» **Raw data**:

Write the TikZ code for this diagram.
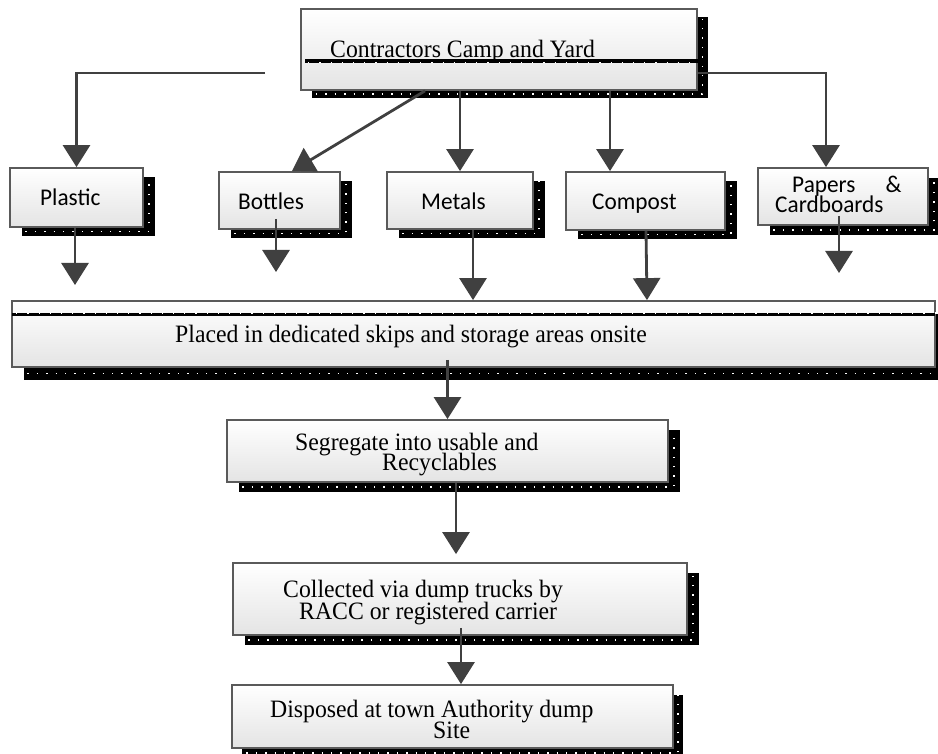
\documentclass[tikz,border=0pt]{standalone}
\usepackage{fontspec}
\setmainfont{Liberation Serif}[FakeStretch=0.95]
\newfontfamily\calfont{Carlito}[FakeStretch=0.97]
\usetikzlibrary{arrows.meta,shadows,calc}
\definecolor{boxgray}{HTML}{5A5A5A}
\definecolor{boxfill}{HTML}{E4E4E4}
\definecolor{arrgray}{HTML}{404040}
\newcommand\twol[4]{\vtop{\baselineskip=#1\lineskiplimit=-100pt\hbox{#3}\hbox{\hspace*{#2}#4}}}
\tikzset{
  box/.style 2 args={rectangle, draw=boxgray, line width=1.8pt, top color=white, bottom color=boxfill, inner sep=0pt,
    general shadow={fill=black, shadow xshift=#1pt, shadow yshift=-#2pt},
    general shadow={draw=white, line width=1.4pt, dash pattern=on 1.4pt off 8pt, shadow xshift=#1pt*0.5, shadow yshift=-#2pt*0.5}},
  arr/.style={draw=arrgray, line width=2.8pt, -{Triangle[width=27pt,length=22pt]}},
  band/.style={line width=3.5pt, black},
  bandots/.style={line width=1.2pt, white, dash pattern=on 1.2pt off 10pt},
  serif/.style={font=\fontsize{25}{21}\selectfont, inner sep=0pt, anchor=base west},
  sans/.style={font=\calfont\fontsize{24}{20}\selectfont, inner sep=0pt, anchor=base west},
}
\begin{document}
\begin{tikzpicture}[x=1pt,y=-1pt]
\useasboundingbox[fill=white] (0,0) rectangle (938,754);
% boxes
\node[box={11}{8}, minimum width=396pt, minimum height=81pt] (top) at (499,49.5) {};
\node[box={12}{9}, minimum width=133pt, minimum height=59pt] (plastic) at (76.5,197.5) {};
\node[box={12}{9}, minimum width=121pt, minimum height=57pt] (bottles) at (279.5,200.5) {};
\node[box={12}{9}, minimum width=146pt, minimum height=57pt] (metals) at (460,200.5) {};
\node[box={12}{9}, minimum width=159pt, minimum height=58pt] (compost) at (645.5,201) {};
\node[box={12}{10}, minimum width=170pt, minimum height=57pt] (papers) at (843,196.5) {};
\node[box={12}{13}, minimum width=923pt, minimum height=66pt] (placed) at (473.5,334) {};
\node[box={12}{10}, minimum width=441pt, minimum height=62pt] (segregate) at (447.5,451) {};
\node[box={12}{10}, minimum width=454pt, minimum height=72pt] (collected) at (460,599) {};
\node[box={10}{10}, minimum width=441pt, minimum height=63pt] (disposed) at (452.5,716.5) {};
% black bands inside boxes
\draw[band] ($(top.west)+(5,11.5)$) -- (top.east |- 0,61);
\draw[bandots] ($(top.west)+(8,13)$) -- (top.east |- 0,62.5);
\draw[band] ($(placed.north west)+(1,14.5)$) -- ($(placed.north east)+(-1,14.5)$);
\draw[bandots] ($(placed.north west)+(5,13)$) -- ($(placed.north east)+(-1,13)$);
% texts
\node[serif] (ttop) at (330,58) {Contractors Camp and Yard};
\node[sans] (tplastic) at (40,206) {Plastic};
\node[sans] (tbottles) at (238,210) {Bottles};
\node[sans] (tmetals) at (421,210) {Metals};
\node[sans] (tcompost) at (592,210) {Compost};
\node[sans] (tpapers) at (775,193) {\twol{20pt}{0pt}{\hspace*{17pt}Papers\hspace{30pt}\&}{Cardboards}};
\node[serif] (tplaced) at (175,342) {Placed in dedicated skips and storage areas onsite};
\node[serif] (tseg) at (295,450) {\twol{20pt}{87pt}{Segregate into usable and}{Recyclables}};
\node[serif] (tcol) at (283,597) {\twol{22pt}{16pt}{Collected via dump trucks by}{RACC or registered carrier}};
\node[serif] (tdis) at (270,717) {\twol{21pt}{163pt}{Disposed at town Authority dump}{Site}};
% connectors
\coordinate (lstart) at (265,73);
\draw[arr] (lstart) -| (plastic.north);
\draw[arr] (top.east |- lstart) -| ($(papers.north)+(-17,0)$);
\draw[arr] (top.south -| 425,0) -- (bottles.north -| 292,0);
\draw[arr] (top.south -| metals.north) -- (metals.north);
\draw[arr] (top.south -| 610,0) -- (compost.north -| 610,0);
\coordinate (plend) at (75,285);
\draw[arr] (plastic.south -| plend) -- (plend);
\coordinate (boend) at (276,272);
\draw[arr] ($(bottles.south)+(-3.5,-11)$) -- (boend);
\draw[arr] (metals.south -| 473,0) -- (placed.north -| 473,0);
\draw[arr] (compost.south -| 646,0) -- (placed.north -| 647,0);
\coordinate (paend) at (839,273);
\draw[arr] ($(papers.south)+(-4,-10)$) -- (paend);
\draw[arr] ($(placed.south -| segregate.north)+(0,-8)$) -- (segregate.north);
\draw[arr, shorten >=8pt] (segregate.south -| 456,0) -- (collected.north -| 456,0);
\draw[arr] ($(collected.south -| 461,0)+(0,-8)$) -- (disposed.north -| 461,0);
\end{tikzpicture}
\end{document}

» **Task goal**: Repeat the listing above exactly, with no pictures.

» **Complete output**:
Write the TikZ code for this diagram.
\documentclass[tikz,border=0pt]{standalone}
\usepackage{fontspec}
\setmainfont{Liberation Serif}[FakeStretch=0.95]
\newfontfamily\calfont{Carlito}[FakeStretch=0.97]
\usetikzlibrary{arrows.meta,shadows,calc}
\definecolor{boxgray}{HTML}{5A5A5A}
\definecolor{boxfill}{HTML}{E4E4E4}
\definecolor{arrgray}{HTML}{404040}
\newcommand\twol[4]{\vtop{\baselineskip=#1\lineskiplimit=-100pt\hbox{#3}\hbox{\hspace*{#2}#4}}}
\tikzset{
  box/.style 2 args={rectangle, draw=boxgray, line width=1.8pt, top color=white, bottom color=boxfill, inner sep=0pt,
    general shadow={fill=black, shadow xshift=#1pt, shadow yshift=-#2pt},
    general shadow={draw=white, line width=1.4pt, dash pattern=on 1.4pt off 8pt, shadow xshift=#1pt*0.5, shadow yshift=-#2pt*0.5}},
  arr/.style={draw=arrgray, line width=2.8pt, -{Triangle[width=27pt,length=22pt]}},
  band/.style={line width=3.5pt, black},
  bandots/.style={line width=1.2pt, white, dash pattern=on 1.2pt off 10pt},
  serif/.style={font=\fontsize{25}{21}\selectfont, inner sep=0pt, anchor=base west},
  sans/.style={font=\calfont\fontsize{24}{20}\selectfont, inner sep=0pt, anchor=base west},
}
\begin{document}
\begin{tikzpicture}[x=1pt,y=-1pt]
\useasboundingbox[fill=white] (0,0) rectangle (938,754);
% boxes
\node[box={11}{8}, minimum width=396pt, minimum height=81pt] (top) at (499,49.5) {};
\node[box={12}{9}, minimum width=133pt, minimum height=59pt] (plastic) at (76.5,197.5) {};
\node[box={12}{9}, minimum width=121pt, minimum height=57pt] (bottles) at (279.5,200.5) {};
\node[box={12}{9}, minimum width=146pt, minimum height=57pt] (metals) at (460,200.5) {};
\node[box={12}{9}, minimum width=159pt, minimum height=58pt] (compost) at (645.5,201) {};
\node[box={12}{10}, minimum width=170pt, minimum height=57pt] (papers) at (843,196.5) {};
\node[box={12}{13}, minimum width=923pt, minimum height=66pt] (placed) at (473.5,334) {};
\node[box={12}{10}, minimum width=441pt, minimum height=62pt] (segregate) at (447.5,451) {};
\node[box={12}{10}, minimum width=454pt, minimum height=72pt] (collected) at (460,599) {};
\node[box={10}{10}, minimum width=441pt, minimum height=63pt] (disposed) at (452.5,716.5) {};
% black bands inside boxes
\draw[band] ($(top.west)+(5,11.5)$) -- (top.east |- 0,61);
\draw[bandots] ($(top.west)+(8,13)$) -- (top.east |- 0,62.5);
\draw[band] ($(placed.north west)+(1,14.5)$) -- ($(placed.north east)+(-1,14.5)$);
\draw[bandots] ($(placed.north west)+(5,13)$) -- ($(placed.north east)+(-1,13)$);
% texts
\node[serif] (ttop) at (330,58) {Contractors Camp and Yard};
\node[sans] (tplastic) at (40,206) {Plastic};
\node[sans] (tbottles) at (238,210) {Bottles};
\node[sans] (tmetals) at (421,210) {Metals};
\node[sans] (tcompost) at (592,210) {Compost};
\node[sans] (tpapers) at (775,193) {\twol{20pt}{0pt}{\hspace*{17pt}Papers\hspace{30pt}\&}{Cardboards}};
\node[serif] (tplaced) at (175,342) {Placed in dedicated skips and storage areas onsite};
\node[serif] (tseg) at (295,450) {\twol{20pt}{87pt}{Segregate into usable and}{Recyclables}};
\node[serif] (tcol) at (283,597) {\twol{22pt}{16pt}{Collected via dump trucks by}{RACC or registered carrier}};
\node[serif] (tdis) at (270,717) {\twol{21pt}{163pt}{Disposed at town Authority dump}{Site}};
% connectors
\coordinate (lstart) at (265,73);
\draw[arr] (lstart) -| (plastic.north);
\draw[arr] (top.east |- lstart) -| ($(papers.north)+(-17,0)$);
\draw[arr] (top.south -| 425,0) -- (bottles.north -| 292,0);
\draw[arr] (top.south -| metals.north) -- (metals.north);
\draw[arr] (top.south -| 610,0) -- (compost.north -| 610,0);
\coordinate (plend) at (75,285);
\draw[arr] (plastic.south -| plend) -- (plend);
\coordinate (boend) at (276,272);
\draw[arr] ($(bottles.south)+(-3.5,-11)$) -- (boend);
\draw[arr] (metals.south -| 473,0) -- (placed.north -| 473,0);
\draw[arr] (compost.south -| 646,0) -- (placed.north -| 647,0);
\coordinate (paend) at (839,273);
\draw[arr] ($(papers.south)+(-4,-10)$) -- (paend);
\draw[arr] ($(placed.south -| segregate.north)+(0,-8)$) -- (segregate.north);
\draw[arr, shorten >=8pt] (segregate.south -| 456,0) -- (collected.north -| 456,0);
\draw[arr] ($(collected.south -| 461,0)+(0,-8)$) -- (disposed.north -| 461,0);
\end{tikzpicture}
\end{document}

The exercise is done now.